I told her to just try to leave them alone for right now and see if the mom comes back. I really don't want to risk exposing any of my ratties to wild mice. Esp since I have the new litter right now and since I still have all my rats except 2 quarantined still and I don't really have the space or spare cage for more. I already have my 2 standard females in my room, My two dumbo hairless boys in my kitchen, and my pair of dumbos in their separate tanks in my living room. My dumbo boy has another two weeks before I'm going to introduce him to the hairless boys and I'll be waiting until after my litter is weaned before introducing all my females and then eventually the new boys to the males. I'll be putting the 3 boys in a ferret cage and all my girls in my 3 story rat cage (4 1/2 x 3 x 18in) According to the cage calculator it can hold around 10 so I'm hoping that with the 3 females I have and any of the babies I keep I'll have plenty of room.


----------



## lilangel (Mar 26, 2009)

Elizabethm said:


> http://www.ratfanclub.org/resp.html
> 
> i chose this section from this website to bold.
> 
> *A product called VetRx or FerretRx can help in some cases. It is aromatherapy that works by stimulating deeper breathing and contains Canada balsam, camphor, oil origanum, and oil Rosemary. The best results seem to come by putting a few drops in the nest box or on the bedding where it will be inhaled 2-3 times a day. Do not rub it on your rat’s nose as this seems to cause discomfort for some rats. When using it, try alternating one week on, one week off. It seems to cause irritation if used continuously. Look for these product in pet shops and feed stores. Another essential oil that can help is eucalyptus, or you can use Vicks Vaporub.*


I would never ever put vicks on any rodent >.< that stuff burns the nose even with humans if inhaled enough. Do not always trust what "Debbie the rat lady" says she even shows how to put to sleep rats at home witch her way is INHUMANE.


----------



## ema-leigh (Jan 24, 2010)

I also thought I should mention that quarantine is pretty pointless unless you do it in a totally different air space and blow your nose, change clothes, shower, clean under nails and wait three hours between visiting each cage. And mice couldn't pass anything onto rats, the majority of things even parasites are species specific. 

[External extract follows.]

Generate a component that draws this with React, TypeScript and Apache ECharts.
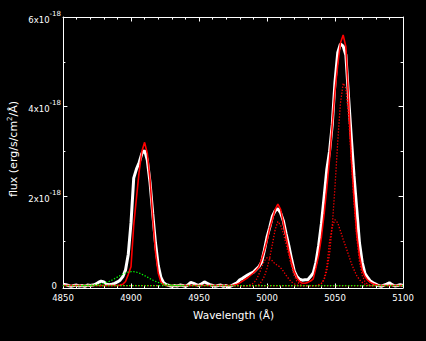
import React, { useEffect, useRef } from "react";
import * as echarts from "echarts";

// Wavelength grid (Angstrom), 2 A steps from 4850 to 5100
const lambdaStart = 4850;
const lambdaStep = 2;

// Observed spectrum (white), units of 1e-18 erg/s/cm2/A
const observed = [
  0.03, 0.02, 0, -0.02, 0, 0.01, -0.01, 0, -0.02, 0.01,
  0, 0.01, 0.03, 0.07, 0.1, 0.08, 0.03, 0.02, 0.03, 0.05,
  0.08, 0.12, 0.2, 0.35, 0.7, 1.4, 2.4, 2.6, 2.75, 2.95,
  3.02, 2.8, 2.3, 1.6, 0.95, 0.45, 0.18, 0.06, 0.02, 0,
  -0.02, 0, -0.01, 0.01, 0, -0.02, 0.02, 0.07, 0.05, 0.02,
  0, 0.04, 0.08, 0.05, 0.02, 0, -0.02, 0, 0.01, -0.02,
  0, -0.03, 0, 0.03, 0.06, 0.13, 0.16, 0.2, 0.24, 0.27,
  0.3, 0.36, 0.42, 0.52, 0.78, 1.08, 1.3, 1.55, 1.67, 1.72,
  1.62, 1.45, 1.16, 0.9, 0.6, 0.33, 0.2, 0.14, 0.12, 0.13,
  0.13, 0.2, 0.28, 0.52, 0.9, 1.38, 1.98, 2.6, 3.0, 3.6,
  4.55, 5.2, 5.4, 5.35, 5.15, 4.2, 3.3, 2.45, 1.7, 0.95,
  0.52, 0.27, 0.18, 0.1, 0.06, 0.03, 0, -0.02, 0.01, 0.03,
  0.06, 0.02, -0.01, 0, 0.02, 0,
];

// Total fit (red solid)
const totalFit = [
  0, 0, 0, 0, 0, 0, 0, 0, 0, 0,
  0, 0, 0, 0, 0, 0, 0, 0, 0, 0,
  0, 0.01, 0.03, 0.09, 0.25, 0.42, 1.35, 1.95, 2.55, 3.0,
  3.2, 2.95, 2.36, 1.5, 0.75, 0.28, 0.08, 0.02, 0, 0,
  0, 0, 0, 0, 0, 0, 0, 0, 0, 0,
  0, 0, 0, 0, 0, 0, 0, 0, 0, 0,
  0, 0, 0, 0.01, 0.03, 0.06, 0.1, 0.14, 0.18, 0.23,
  0.28, 0.34, 0.41, 0.58, 0.78, 1.0, 1.28, 1.48, 1.7, 1.82,
  1.7, 1.4, 1.1, 0.78, 0.52, 0.31, 0.17, 0.09, 0.05, 0.05,
  0.07, 0.1, 0.15, 0.4, 0.68, 1.08, 1.6, 2.2, 2.83, 3.6,
  4.35, 4.93, 5.42, 5.6, 5.33, 4.15, 2.83, 1.95, 1.15, 0.67,
  0.35, 0.2, 0.12, 0.07, 0.04, 0.02, 0, 0, 0, 0,
  0, 0, 0, 0, 0, 0,
];

// Fit components (red dotted), [wavelength, flux]
const compZero4900 = [[4877, 0], [4921, 0]];
const comp5000Broad = [
  [4976, 0], [4986, 0], [4988, 0.02], [4990, 0.05], [4992, 0.12], [4994, 0.25],
  [4996, 0.4], [4998, 0.55], [5000, 0.62], [5002, 0.6], [5004, 0.55], [5006, 0.48],
  [5008, 0.45], [5010, 0.4], [5012, 0.32], [5014, 0.23], [5016, 0.15], [5018, 0.08],
  [5020, 0.04], [5022, 0.01], [5024, 0], [5080, 0],
];
const comp5007Narrow = [
  [4976, 0], [4992, 0], [4994, 0.02], [4996, 0.09], [4998, 0.2], [5000, 0.38],
  [5002, 0.62], [5004, 0.93], [5006, 1.25], [5008, 1.43], [5010, 1.35], [5012, 1.17],
  [5014, 0.93], [5016, 0.68], [5018, 0.43], [5020, 0.22], [5022, 0.09], [5024, 0.03],
  [5026, 0], [5080, 0],
];
const comp5050Broad = [
  [4976, 0], [5038, 0], [5040, 0.04], [5042, 0.15], [5044, 0.42], [5046, 0.98],
  [5048, 1.32], [5050, 1.47], [5052, 1.4], [5054, 1.22], [5056, 1.03], [5058, 0.86],
  [5060, 0.68], [5062, 0.5], [5064, 0.35], [5066, 0.22], [5068, 0.13], [5070, 0.07],
  [5072, 0.03], [5074, 0], [5080, 0],
];
const comp5056Narrow = [
  [4976, 0], [5036, 0], [5038, 0.02], [5040, 0.05], [5042, 0.13], [5044, 0.33],
  [5046, 0.71], [5048, 1.34], [5050, 2.21], [5052, 3.21], [5054, 4.07], [5056, 4.52],
  [5058, 4.41], [5060, 3.76], [5062, 2.81], [5064, 1.84], [5066, 1.06], [5068, 0.53],
  [5070, 0.23], [5072, 0.09], [5074, 0.03], [5076, 0], [5080, 0],
];

// Green dotted components
const greenBroad = [
  [4864, 0], [4866, 0.002], [4868, 0.003], [4870, 0.006], [4872, 0.01], [4874, 0.015],
  [4876, 0.023], [4878, 0.035], [4880, 0.05], [4882, 0.07], [4884, 0.094], [4886, 0.122],
  [4888, 0.154], [4890, 0.188], [4892, 0.222], [4894, 0.253], [4896, 0.28], [4898, 0.299],
  [4900, 0.309], [4902, 0.309], [4904, 0.299], [4906, 0.28], [4908, 0.253], [4910, 0.222],
  [4912, 0.188], [4914, 0.154], [4916, 0.122], [4918, 0.094], [4920, 0.07], [4922, 0.05],
  [4924, 0.035], [4926, 0.023], [4928, 0.015], [4930, 0.01], [4932, 0.006], [4934, 0.003],
  [4936, 0.002], [4938, 0],
];
const greenBaseline = [[4850, 0], [5100, 0]];

// Axis ticks
const xTicks = ["4850", "4900", "4950", "5000", "5050", "5100"];
const yMajor = [0, 2, 4, 6];
const yMinor = [1, 3, 5];

const FONT = "DejaVu Sans";

export default function App() {
  const ref = useRef<HTMLDivElement>(null);
  useEffect(() => {
    document.body.style.margin = "0";
    document.body.style.background = "#000";
    const chart = echarts.init(ref.current!, null, { renderer: "svg" });
    const pairs = (arr: number[]) =>
      arr.map((v, i) => [lambdaStart + lambdaStep * i, v]);
    const xMin = Number(xTicks[0]);
    const xMax = Number(xTicks[xTicks.length - 1]);

    const xAxisBase = (pos: string, labels: boolean) => ({
      type: "value",
      min: xMin,
      max: xMax,
      interval: 50,
      position: pos,
      axisLine: { show: true, onZero: false, lineStyle: { color: "#fff", width: 1 } },
      axisTick: { show: true, inside: true, length: 4.5, lineStyle: { color: "#fff" } },
      minorTick: { show: true, splitNumber: 5, length: 2.6, lineStyle: { color: "#fff" } },
      axisLabel: {
        show: labels,
        color: "#fff",
        fontSize: 8.5,
        fontFamily: FONT,
        margin: 5,
        formatter: (v: number) => String(Math.round(v)),
      },
      splitLine: { show: false },
      minorSplitLine: { show: false },
    });

    const yAxisBase = (pos: string, major: boolean, labels: boolean) => ({
      type: "value",
      min: -0.055,
      max: 6,
      position: pos,
      axisLine: { show: major, onZero: false, lineStyle: { color: "#fff", width: 1 } },
      axisTick: {
        show: true,
        inside: true,
        length: major ? 4.4 : 2.4,
        customValues: major ? yMajor : yMinor,
        lineStyle: { color: "#fff" },
      },
      axisLabel: {
        show: labels,
        customValues: yMajor,
        margin: 2,
        formatter: (v: number) =>
          Math.abs(v) < 1e-9 ? "{z|0}" : `{m|${Math.round(v)}x10}{s|-18}`,
        rich: {
          m: { fontSize: 8.5, fontFamily: FONT, color: "#fff", lineHeight: 14, verticalAlign: "bottom" },
          s: { fontSize: 7, fontFamily: FONT, color: "#fff", lineHeight: 8, verticalAlign: "top" },
          z: { fontSize: 8.5, fontFamily: FONT, color: "#fff", lineHeight: 14, padding: [0, 4, 0, 0] },
        },
      },
      splitLine: { show: false },
    });

    const dotted = (data: number[][], color: string, z: number) => ({
      type: "line",
      data,
      showSymbol: false,
      symbol: "none",
      z,
      lineStyle: { color, width: 1.3, type: [1.3, 1.7] },
      silent: true,
    });

    chart.setOption({
      animation: false,
      backgroundColor: "#000",
      grid: { left: 63, right: 23, top: 17, bottom: 53 },
      xAxis: [xAxisBase("bottom", true), xAxisBase("top", false)],
      yAxis: [
        yAxisBase("left", true, true),
        yAxisBase("left", false, false),
        yAxisBase("right", true, false),
        yAxisBase("right", false, false),
      ],
      series: [
        {
          type: "line",
          data: pairs(observed),
          showSymbol: false,
          symbol: "none",
          z: 1,
          lineStyle: { color: "#fff", width: 3 },
          silent: true,
        },
        {
          type: "line",
          data: pairs(totalFit),
          showSymbol: false,
          symbol: "none",
          z: 2,
          lineStyle: { color: "#ff0000", width: 1.6 },
          silent: true,
        },
        dotted(compZero4900, "#ff0000", 3),
        dotted(comp5000Broad, "#ff0000", 3),
        dotted(comp5007Narrow, "#ff0000", 3),
        dotted(comp5050Broad, "#ff0000", 3),
        dotted(comp5056Narrow, "#ff0000", 3),
        dotted(greenBaseline, "#00ff00", 4),
        dotted(greenBroad, "#00ff00", 4),
      ],
      graphic: [
        {
          type: "text",
          x: 233.5,
          y: 314.5,
          style: {
            text: "Wavelength (Å)",
            fill: "#fff",
            fontSize: 10.5,
            fontFamily: FONT,
            textAlign: "center",
            textVerticalAlign: "middle",
          },
        },
        {
          type: "text",
          x: 13.5,
          y: 149,
          rotation: Math.PI / 2,
          style: {
            text: "flux (erg/s/cm{s|2}/Å)",
            fill: "#fff",
            fontSize: 11,
            fontFamily: FONT,
            lineHeight: 14,
            textAlign: "center",
            textVerticalAlign: "middle",
            rich: {
              s: { fontSize: 7, fontFamily: FONT, fill: "#fff", lineHeight: 8, verticalAlign: "top" },
            },
          },
        },
      ],
    });
    return () => chart.dispose();
  }, []);
  return (
    <div
      ref={ref}
      style={{ position: "fixed", left: 0, top: 0, width: 426, height: 341, background: "#000" }}
    />
  );
}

But you do have your hands full, if mom doesn't come back soon don't leave the babies for too long. They will get cold and hungry quick. Are there any wildlife rescues in the area?


----------



## JennBell (Sep 16, 2010)

She texted me this morning and said they were gone so I'm assuming the mom moved them. We don't have a wildlife rescue in our area. I drove 2 hours to get to the nearest exotic rescue where I got my hairless boys. I only wash my hands between handling the my ratties but I'm still glad they were quarantined considering the dumbos both were infested with lice when I got them and my other 4 are fine.


----------



## ema-leigh (Jan 24, 2010)

Hopefully it was momma mouse who took them back home


----------



## JennBell (Sep 16, 2010)

They are mixed in with my babies right now, they are about the 1/3rd of the size and fully furred with eyes closed they had just craweled away the first time I guess. I figured I would give them a chance with my momma and so far she hasn't touched them but my cousin didn't get here with them until right after feeding time so they are just cuddled up with all her babies. I guess we will know by morning.


----------



## JennBell (Sep 16, 2010)

Well, The first feeding was pretty traumatic to watch. Both baby mice nursed and got nice full bellies and it went fine until it was their turn to be cleaned then they freaked out and bolted from the moms nest prompting her to chase after them and grab them up to clean them. I would say that it looks like she has claimed them as her own. Although it was hard to watch while she was cleaning them b/c it was hard to tell if she was attacking them or not, but I'm sure from her point of view having her newborn babies run away was pretty traumatic for her. Well I hope it goes well those little guys are tiny and this is probably their only hope. They are pretty wild already.


----------



## ema-leigh (Jan 24, 2010)

Hopefully they will do well in with your momma. If she let them nurse and feed then thats a good sign. Its amazing how much instinct those bubs had to run away even while their eyes are closed. A baby rat wouldn't do that lol.


----------